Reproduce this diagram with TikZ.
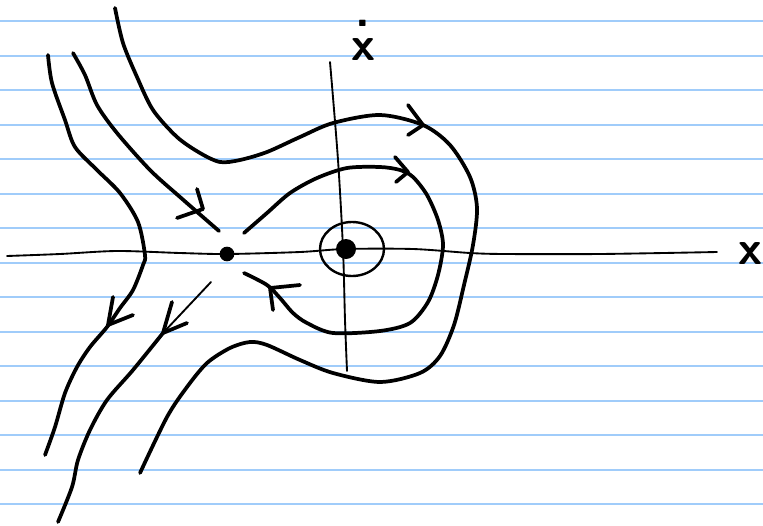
\documentclass[tikz,border=0pt]{standalone}
\usepackage{xcolor}
\usepackage{tikz}
\usetikzlibrary{positioning}
\definecolor{ruleblue}{RGB}{160,204,250}

\begin{document}
\begin{tikzpicture}[x=0.75pt, y=-0.75pt, line cap=round, line join=round, rule/.style={ruleblue, line width=1.5pt}, axis/.style={line width=1.4pt}, orbit/.style={line width=2.8pt}, thinorbit/.style={line width=1.4pt}, head/.style={line width=2.8pt}, fixpt/.style={circle, fill, inner sep=0pt}, lab/.style={font=\fontsize{36}{26}\selectfont\sffamily\bfseries, inner sep=0pt}]
\useasboundingbox (0,0) rectangle (763,525);
\foreach \y in {21,55.5,90,124.5,159,193.5,228,262.5,297,331.5,366,400.5,435,469.5,504}
  \draw[rule] (0,\y) -- (763,\y);
% axes
\draw[axis] plot[smooth] coordinates {(7,256) (60,254) (117,251) (180,253) (227,254) (300,252) (345,249) (413,249) (470,253) (505,254) (600,254) (717,252)};
\draw[axis] plot[smooth] coordinates {(330,62) (338,160) (343,249) (345,320) (347,371)};
\node[lab] (xlab) at (750,254) {x};
\node[lab, align=center, anchor=south] (xdotlab) at (363,61) {.\\x};
% fixed points
\node[fixpt, minimum size=11pt] (saddle) at (227,254) {};
\node[fixpt, minimum size=15pt] (centre) at (346,249) {};
\draw[line width=1.8pt] (352,249) ellipse [x radius=32, y radius=27];
% orbits round the centre
\draw[orbit] plot[smooth] coordinates {(244,233) (267,213) (290,193) (317,178) (347,168) (380,167) (400,170) (413,177) (427,195) (438,220) (443,245) (438,275) (428,302) (410,323) (380,331) (333,333) (307,323) (293,313) (280,298) (267,285) (244,273)};
\draw[orbit] plot[smooth] coordinates {(115,8) (123,43) (137,77) (153,110) (177,137) (200,153) (220,162) (240,160) (267,152) (300,137) (333,123) (380,115) (423,125) (450,145) (470,177) (477,208) (473,245) (464,285) (454,325) (440,356) (420,373) (380,382) (333,373) (300,360) (267,345) (250,342) (230,348) (207,363) (187,387) (167,417) (140,473)};
% curves near the saddle
\draw[orbit] plot[smooth] coordinates {(48,55) (52,83) (65,120) (75,147) (97,170) (120,193) (138,222) (145,255) (143,265) (133,290) (120,308) (107,327) (90,347) (77,367) (65,393) (55,427) (45,455)};
\draw[orbit] plot[smooth] coordinates {(73,53) (85,75) (97,105) (117,133) (150,170) (180,197) (219,231)};
\draw[thinorbit] (211,282) -- (163,333);
\draw[orbit] plot[smooth] coordinates {(163,333) (133,370) (107,400) (90,430) (78,460) (72,487) (58,522)};
% arrow heads
\draw[head] (408,105) -- (423,125) -- (408,135);
\draw[head] (395,157) -- (408,172) -- (396,182);
\draw[head] (300,285) -- (270,288) -- (273,310);
\draw[head] (197,189) -- (203,209) -- (177,218);
\draw[head] (113,297) -- (108,325) -- (133,315);
\draw[head] (172,302) -- (163,333) -- (187,323);
\end{tikzpicture}
\end{document}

DIRECTIVE
Give an exact copy of the material, leaving out every picture.

PROBLEM SOLUTION
Reproduce this diagram with TikZ.
\documentclass[tikz,border=0pt]{standalone}
\usepackage{xcolor}
\usepackage{tikz}
\usetikzlibrary{positioning}
\definecolor{ruleblue}{RGB}{160,204,250}

\begin{document}
\begin{tikzpicture}[x=0.75pt, y=-0.75pt, line cap=round, line join=round, rule/.style={ruleblue, line width=1.5pt}, axis/.style={line width=1.4pt}, orbit/.style={line width=2.8pt}, thinorbit/.style={line width=1.4pt}, head/.style={line width=2.8pt}, fixpt/.style={circle, fill, inner sep=0pt}, lab/.style={font=\fontsize{36}{26}\selectfont\sffamily\bfseries, inner sep=0pt}]
\useasboundingbox (0,0) rectangle (763,525);
\foreach \y in {21,55.5,90,124.5,159,193.5,228,262.5,297,331.5,366,400.5,435,469.5,504}
  \draw[rule] (0,\y) -- (763,\y);
% axes
\draw[axis] plot[smooth] coordinates {(7,256) (60,254) (117,251) (180,253) (227,254) (300,252) (345,249) (413,249) (470,253) (505,254) (600,254) (717,252)};
\draw[axis] plot[smooth] coordinates {(330,62) (338,160) (343,249) (345,320) (347,371)};
\node[lab] (xlab) at (750,254) {x};
\node[lab, align=center, anchor=south] (xdotlab) at (363,61) {.\\x};
% fixed points
\node[fixpt, minimum size=11pt] (saddle) at (227,254) {};
\node[fixpt, minimum size=15pt] (centre) at (346,249) {};
\draw[line width=1.8pt] (352,249) ellipse [x radius=32, y radius=27];
% orbits round the centre
\draw[orbit] plot[smooth] coordinates {(244,233) (267,213) (290,193) (317,178) (347,168) (380,167) (400,170) (413,177) (427,195) (438,220) (443,245) (438,275) (428,302) (410,323) (380,331) (333,333) (307,323) (293,313) (280,298) (267,285) (244,273)};
\draw[orbit] plot[smooth] coordinates {(115,8) (123,43) (137,77) (153,110) (177,137) (200,153) (220,162) (240,160) (267,152) (300,137) (333,123) (380,115) (423,125) (450,145) (470,177) (477,208) (473,245) (464,285) (454,325) (440,356) (420,373) (380,382) (333,373) (300,360) (267,345) (250,342) (230,348) (207,363) (187,387) (167,417) (140,473)};
% curves near the saddle
\draw[orbit] plot[smooth] coordinates {(48,55) (52,83) (65,120) (75,147) (97,170) (120,193) (138,222) (145,255) (143,265) (133,290) (120,308) (107,327) (90,347) (77,367) (65,393) (55,427) (45,455)};
\draw[orbit] plot[smooth] coordinates {(73,53) (85,75) (97,105) (117,133) (150,170) (180,197) (219,231)};
\draw[thinorbit] (211,282) -- (163,333);
\draw[orbit] plot[smooth] coordinates {(163,333) (133,370) (107,400) (90,430) (78,460) (72,487) (58,522)};
% arrow heads
\draw[head] (408,105) -- (423,125) -- (408,135);
\draw[head] (395,157) -- (408,172) -- (396,182);
\draw[head] (300,285) -- (270,288) -- (273,310);
\draw[head] (197,189) -- (203,209) -- (177,218);
\draw[head] (113,297) -- (108,325) -- (133,315);
\draw[head] (172,302) -- (163,333) -- (187,323);
\end{tikzpicture}
\end{document}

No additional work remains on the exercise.